2e version was almost an illusion spell
The fog cloud spell can be cast in one of two ways, at the caster’s
option: as a large, stationary bank of normal fog, or as a harmless fog
that resembles the 5th-level wizard spell cloudkill.
As a fog bank, this spell creates a fog of any size and shape up to
a maximum 20-foot cube per caster level. The fog obscures all sight,
normal and infravision, beyond 2 feet.
As a cloudkill-like fog, this is a billowing mass of ghastly, yellowish-
green vapors, measuring 40 feet × 20 feet × 20 feet. This moves
away from the caster at 10 feet per round. The vapors are heavier
than air and sink to the lowest level, even pouring down sinkholes
and den openings. Very thick vegetation breaks up the fog after it has
moved 20 feet into the vegetation.
The only effect of either version is to obscure vision. A strong
breeze will disperse either effect in one round, while a moderate
breeze will reduce the spell duration by 50%. The spell cannot be
cast under water.

2e had a lot of differences with skills but The 5e version doesn't even try doing any of that misleading illusion type stuff

(dis)advantage as the first last & only mechanic overly limits what effects things can have.
 

MarkB

Legend
That’s a funky case that needs to be addressed. It should be “if you can see a target who can’t see you” not just “if the target can’t see you.”

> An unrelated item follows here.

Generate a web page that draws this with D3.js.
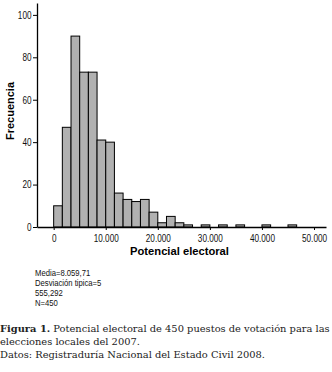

In other words, that’s a problem with the specific rule (there may be others) not with the advantage/disadvantage system in general.
Yeah, but it's illustrative of the issue. Once you have at least one source of advantage and one source of disadvantage in play, adding more of either does nothing - so too much proliferation of sources of advantage and disadvantage makes the system break down.